July 17, 2012 / 11:35 AM / 6 years ago

Coke, Goldman earnings good enough for Wall Street

NEW YORK (Reuters) - Stocks rose on Tuesday after Coca-Cola and Goldman Sachs joined the growing roster of S&P companies that beat profit forecasts and as Federal Reserve Chairman Ben Bernanke left the door open to more stimulus.

Traders John Bowers (L) and Scott Gueli work on the floor of the New York Stock Exchange, July 6, 2012. REUTERS/Brendan McDermid

Fears of a collapse in earnings have not been borne out thus far. Though the earnings season has been under way a short time, some 72 percent of companies have beaten estimates, albeit from a significantly lowered bar.

Goldman Sachs (GS.N) shares ended up 0.3 percent at $97.98 even as its quarterly profit fell 12 percent. Coca-Cola Co (KO.N), which also topped consensus forecasts, rose 1.6 percent to $77.69.

Frustration over Bernanke’s lack of specifics about stimulative quantitative easing measures, or QE3, in testimony before a Senate committee drove equities lower early in the trading session.

But the Fed chief said policymakers would consider a range of tools to further stimulate growth if it became clear unemployment was not falling or if deflation risks mounted.

“We do expect the Fed to launch QE3, possibly by as early as August,” said Oliver Pursche, president of Gary Goldberg Financial Services in Suffern, New York. “The only game in town to revive or raise GDP growth is the Fed.”

Pursche cautioned about reading too much into earnings that beat lowered forecasts. Analysts sharply cut their estimates over the last year. Second-quarter S&P 500 earnings are expected to rise 6 percent from a year ago, down from an estimated of 9.2 percent on April 1, according to Thomson Reuters data.

“When you look at Coke, when you look at Goldman, when you look at some of the reports last week the beats were there, but they’re based on pretty low expectations,” he said.

In the last month, most gains on the S&P have come from the telecommunications services, consumer staples and healthcare sectors, which are considered defensive, safer plays. Industrials, technology and materials have posted losses in that period.

Healthcare products maker Johnson & Johnson (JNJ.N) cut its full-year profit forecast on Tuesday. But the shares, which have risen 12 percent since the start of June, climbed 0.8 percent to $69, hitting their highest level in more than 3 years.

The basic materials sector was among gainers on the S&P 500, with a 5.1 percent jump in shares of fertilizer company Mosaic (MOS.N) after it reported better-than-expected quarterly results.

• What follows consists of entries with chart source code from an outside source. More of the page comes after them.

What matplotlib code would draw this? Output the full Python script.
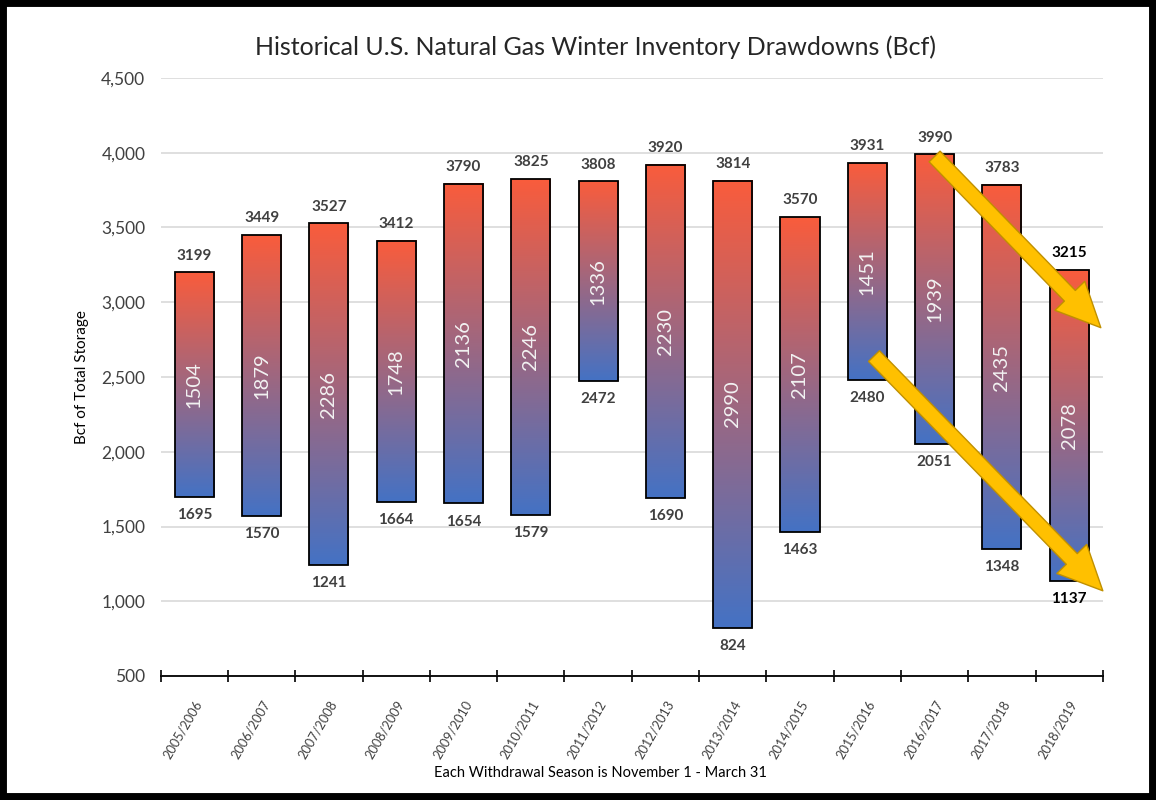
import numpy as np
import matplotlib.pyplot as plt
from matplotlib.patches import Rectangle, FancyArrowPatch
from matplotlib.colors import LinearSegmentedColormap

seasons = ["2005/2006", "2006/2007", "2007/2008", "2008/2009", "2009/2010",
           "2010/2011", "2011/2012", "2012/2013", "2013/2014", "2014/2015",
           "2015/2016", "2016/2017", "2017/2018", "2018/2019"]
high = [3199, 3449, 3527, 3412, 3790, 3825, 3808, 3920, 3814, 3570, 3931, 3990, 3783, 3215]
low = [1695, 1570, 1241, 1664, 1654, 1579, 2472, 1690, 824, 1463, 2480, 2051, 1348, 1137]
drawdown = [1504, 1879, 2286, 1748, 2136, 2246, 1336, 2230, 2990, 2107, 1451, 1939, 2435, 2078]

plt.rcParams['font.family'] = ['Lato', 'DejaVu Sans']

fig = plt.figure(figsize=(11.56, 8), dpi=100)
ax = fig.add_axes([0.139, 0.155, 0.815, 0.7475])

grad = LinearSegmentedColormap.from_list("g", ["#4472C4", "#F95C3C"])
ramp = np.linspace(0, 1, 256).reshape(-1, 1)
w = 0.58
x = np.arange(len(seasons))

for i in range(len(seasons)):
    ax.imshow(ramp, cmap=grad, origin="lower", aspect="auto",
              extent=[x[i] - w / 2, x[i] + w / 2, low[i], high[i]], zorder=2)
    ax.add_patch(Rectangle((x[i] - w / 2, low[i]), w, high[i] - low[i],
                           fill=False, edgecolor="black", linewidth=1.3, zorder=3))
    last = i == len(seasons) - 1
    c = "black" if last else "#404040"
    ax.annotate(str(high[i]), (x[i], high[i]), xytext=(0, 7), textcoords="offset points",
                ha="center", va="bottom", fontsize=11, fontweight="bold", color=c)
    ax.annotate(str(low[i]), (x[i], low[i]), xytext=(0, -8), textcoords="offset points",
                ha="center", va="top", fontsize=11, fontweight="bold", color=c)
    ax.text(x[i], (high[i] + low[i]) / 2, str(drawdown[i]), rotation=90,
            ha="center", va="center", fontsize=14.5, color="#F2F2F2", zorder=4)

# trend arrows
for start, end in [((11.0, 3975), (13.47, 2830)), ((10.1, 2640), (13.5, 1070))]:
    ax.add_patch(FancyArrowPatch(start, end,
                                 arrowstyle="simple,head_length=32,head_width=30,tail_width=11",
                                 mutation_scale=1, shrinkA=0, shrinkB=0,
                                 facecolor="#FFC000", edgecolor="#C09000",
                                 linewidth=1, zorder=6, clip_on=False))

ax.set_xlim(-0.5, len(seasons) - 0.5)
ax.set_ylim(500, 4500)
ax.set_yticks(np.arange(500, 4501, 500))
ax.set_yticklabels([f"{v:,}" for v in range(500, 4501, 500)], fontsize=12.5, color="#404040")
ax.set_xticks(x)
ax.set_xticklabels(seasons, rotation=60, ha="right", rotation_mode="anchor",
                   fontsize=9.2, color="#404040")
ax.set_xticks(np.arange(-0.5, len(seasons)), minor=True)
ax.tick_params(axis="x", which="major", length=0, pad=16)
ax.tick_params(axis="x", which="minor", length=9, direction="inout", width=1.2, color="black")
ax.tick_params(axis="y", length=0, pad=11)
ax.grid(axis="y", color="#D9D9D9", linewidth=1.2, zorder=0)
ax.set_axisbelow(True)
for s in ["top", "right", "left"]:
    ax.spines[s].set_visible(False)
ax.spines["bottom"].set_linewidth(1.3)
ax.spines["bottom"].set_zorder(1)

ax.set_ylabel("Bcf of Total Storage", fontsize=11, color="black", labelpad=9)
fig.text(0.519, 0.034, "Each Withdrawal Season is November 1 - March 31",
         ha="center", va="center", fontsize=10.5)
fig.text(0.515, 0.941, "Historical U.S. Natural Gas Winter Inventory Drawdowns (Bcf)",
         ha="center", va="center", fontsize=18, color="#262626")

fig.patches.append(Rectangle((0, 0), 1, 1, transform=fig.transFigure, fill=False,
                             edgecolor="black", linewidth=10))

fig.savefig("out.png", dpi=100)
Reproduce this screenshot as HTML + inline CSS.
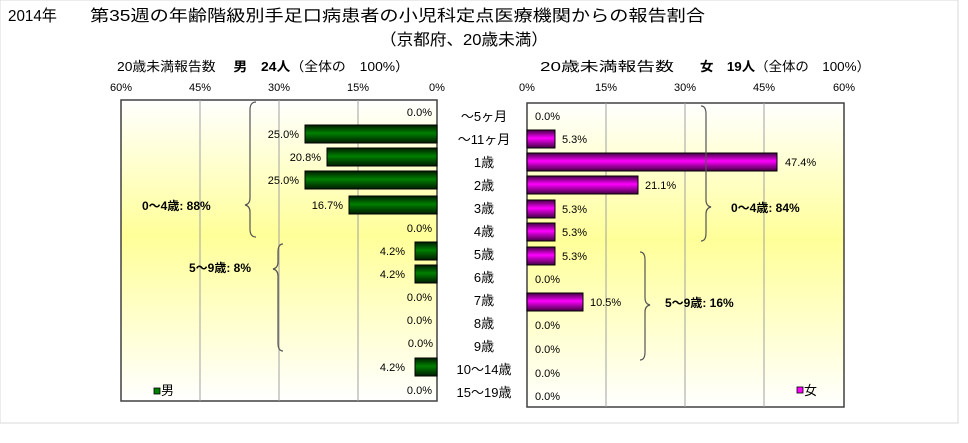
<!DOCTYPE html>
<html><head><meta charset="utf-8"><style>
body{margin:0;background:#fff;}
svg{display:block;font-family:"Liberation Sans","Noto Sans CJK JP",sans-serif;}
</style></head><body>
<svg width="968" height="443" viewBox="0 0 968 443" xmlns="http://www.w3.org/2000/svg">
<defs>
<linearGradient id="bg" x1="0" y1="0" x2="0" y2="1">
<stop offset="0" stop-color="#ffffff"/><stop offset="0.45" stop-color="#ffff99"/><stop offset="1" stop-color="#ffffff"/>
</linearGradient>
<linearGradient id="g" x1="0" y1="0" x2="0" y2="1">
<stop offset="0" stop-color="#001a00"/><stop offset="0.45" stop-color="#008000"/><stop offset="1" stop-color="#001a00"/>
</linearGradient>
<linearGradient id="m" x1="0" y1="0" x2="0" y2="1">
<stop offset="0" stop-color="#400040"/><stop offset="0.45" stop-color="#ff00ff"/><stop offset="1" stop-color="#400040"/>
</linearGradient>
</defs>
<rect x="0" y="0" width="958" height="423" fill="#fff" stroke="#d8d8d8"/>
<text x="8" y="21" font-size="16" textLength="49" lengthAdjust="spacingAndGlyphs">2014年</text>
<text x="90" y="21" font-size="16" textLength="615" lengthAdjust="spacingAndGlyphs">第35週の年齢階級別手足口病患者の小児科定点医療機関からの報告割合</text>
<text x="380" y="45" font-size="16" textLength="168" lengthAdjust="spacingAndGlyphs">（京都府、20歳未満）</text>
<text x="117" y="71" font-size="13" textLength="292" lengthAdjust="spacingAndGlyphs">20歳未満報告数　 <tspan font-weight="bold">男　24人</tspan>（全体の　100%）</text>
<text x="540" y="71" font-size="13" textLength="134" lengthAdjust="spacingAndGlyphs">20歳未満報告数</text>
<text x="700" y="71" font-size="13" textLength="170" lengthAdjust="spacingAndGlyphs"><tspan font-weight="bold">女　19人</tspan>（全体の　100%）</text>
<g font-size="11" text-anchor="middle">
<text x="121" y="91">60%</text><text x="200" y="91">45%</text><text x="279" y="91">30%</text><text x="358" y="91">15%</text><text x="437" y="91">0%</text>
<text x="527" y="91">0%</text><text x="606" y="91">15%</text><text x="685" y="91">30%</text><text x="764" y="91">45%</text><text x="844" y="91">60%</text>
</g>
<rect x="121" y="100" width="316" height="301" fill="url(#bg)" stroke="#404040" stroke-width="1.5"/>
<rect x="527" y="103" width="317" height="304" fill="url(#bg)" stroke="#404040" stroke-width="1.5"/>
<g stroke="#a0a0a0">
<line x1="200" y1="100" x2="200" y2="401"/><line x1="279" y1="100" x2="279" y2="401"/><line x1="358" y1="100" x2="358" y2="401"/>
<line x1="606" y1="103" x2="606" y2="407"/><line x1="685" y1="103" x2="685" y2="407"/><line x1="764" y1="103" x2="764" y2="407"/>
</g>
<g fill="url(#g)" stroke="#000">
<rect x="305" y="125" width="132" height="18"/>
<rect x="327" y="148" width="110" height="18"/>
<rect x="305" y="171" width="132" height="18"/>
<rect x="349" y="196" width="88" height="18"/>
<rect x="415" y="242" width="22" height="18"/>
<rect x="415" y="265" width="22" height="18"/>
<rect x="415" y="358" width="22" height="18"/>
</g>
<g font-size="11" text-anchor="end">
<text x="432" y="116">0.0%</text><text x="299" y="138">25.0%</text><text x="321" y="161">20.8%</text><text x="299" y="184">25.0%</text><text x="343" y="209">16.7%</text>
<text x="432" y="232">0.0%</text><text x="405" y="255">4.2%</text><text x="405" y="278">4.2%</text><text x="432" y="301">0.0%</text><text x="432" y="324">0.0%</text><text x="433" y="347">0.0%</text><text x="405" y="371">4.2%</text><text x="432" y="394">0.0%</text>
</g>
<g fill="url(#m)" stroke="#000">
<rect x="527" y="130" width="28" height="18"/>
<rect x="527" y="153" width="250" height="18"/>
<rect x="527" y="176" width="111" height="18"/>
<rect x="527" y="200" width="28" height="18"/>
<rect x="527" y="223" width="28" height="18"/>
<rect x="527" y="247" width="28" height="18"/>
<rect x="527" y="293" width="56" height="18"/>
</g>
<g font-size="11">
<text x="535" y="120">0.0%</text><text x="562" y="143">5.3%</text><text x="785" y="166">47.4%</text><text x="645" y="189">21.1%</text><text x="562" y="213">5.3%</text><text x="562" y="236">5.3%</text><text x="562" y="260">5.3%</text>
<text x="535" y="283">0.0%</text><text x="590" y="306">10.5%</text><text x="535" y="329">0.0%</text><text x="535" y="353">0.0%</text><text x="535" y="377">0.0%</text><text x="535" y="400">0.0%</text>
</g>
<g font-size="13" text-anchor="middle">
<text x="484" y="121">～5ヶ月</text><text x="484" y="144">～11ヶ月</text><text x="484" y="167">1歳</text><text x="484" y="190">2歳</text><text x="484" y="213">3歳</text><text x="484" y="236">4歳</text><text x="484" y="259">5歳</text><text x="484" y="282">6歳</text><text x="484" y="305">7歳</text><text x="484" y="328">8歳</text><text x="484" y="351">9歳</text><text x="484" y="374">10～14歳</text><text x="484" y="397">15～19歳</text>
</g>
<g fill="none" stroke="#555" stroke-width="1.2">
<path d="M256 102 Q250 102 250 110 L250 198 Q250 204 245 205 Q250 206 250 212 L250 229 Q250 237 256 237"/>
<path d="M283 244 Q278 244 278 252 L278 262 Q278 268 273 269 Q278 270 278 276 L278 343 Q278 351 283 351"/>
<path d="M701 106 Q706 106 706 114 L706 200 Q706 206 711 207 Q706 208 706 214 L706 233 Q706 241 701 241"/>
<path d="M640 252 Q645 252 645 260 L645 298 Q645 304 650 305 Q645 306 645 312 L645 352 Q645 360 640 360"/>
</g>
<g font-size="12" font-weight="bold">
<text x="142" y="210">0～4歳: 88%</text>
<text x="189" y="272">5～9歳: 8%</text>
<text x="731" y="212">0～4歳: 84%</text>
<text x="665" y="307">5～9歳: 16%</text>
</g>
<rect x="154" y="388" width="6" height="6" fill="#008000" stroke="#000" stroke-width="0.8"/>
<text x="161" y="395" font-size="13">男</text>
<rect x="797" y="387" width="6" height="6" fill="#ff00ff" stroke="#000" stroke-width="0.8"/>
<text x="804" y="395" font-size="13">女</text>
</svg>
</body></html>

The Dow Jones industrial average .DJI rose 78.33 points, or 0.62 percent, at 12,805.54. The Standard & Poor’s 500 Index .SPX added 10.03 points, or 0.74 percent, at 1,363.67. The Nasdaq Composite Index .IXIC gained 13.10 points, or 0.45 percent, at 2,910.04.

“If the economy is weakening, it means (Bernanke) will probably come back to the table. He hasn’t spent that bullet yet and until he does, the markets are probably going to hold up,” said Bruce Bittles, chief investment strategist at Robert W. Baird & Co in Nashville.

“From a technical side we see improvement in the trend in the market, but the leadership remains with defensive sectors, which tells us there’s not a lot of appetite for risk.”

The S&P has posted losses in seven of the last nine sessions, falling about 1 percent.

The relatively slight losses amid a worsening economic picture has been credited in part to historic low bond yields and to a vigilant Fed.

Shares of financial company State Street Corp (STT.N) fell 6.4 percent to $41.31 after it said second-quarter net income fell.

Excitement around Yahoo Inc’s YHOO.O new chief executive, Marissa Mayer, formerly a top executive at Google (GOOG.O), faded and Yahoo shares slipped 0.3 percent at $15.60 after a 2 percent rise. Yahoo has cycled through three CEOs in a year.

About 6.31 billion shares changed hands on the New York Stock Exchange, the Nasdaq and Amex, compared with the year-to-date daily average of 6.22 billion shares.

Advancers beat decliners by a ratio of about 2 to 1 on the NYSE and on the Nasdaq by about 5 to 4.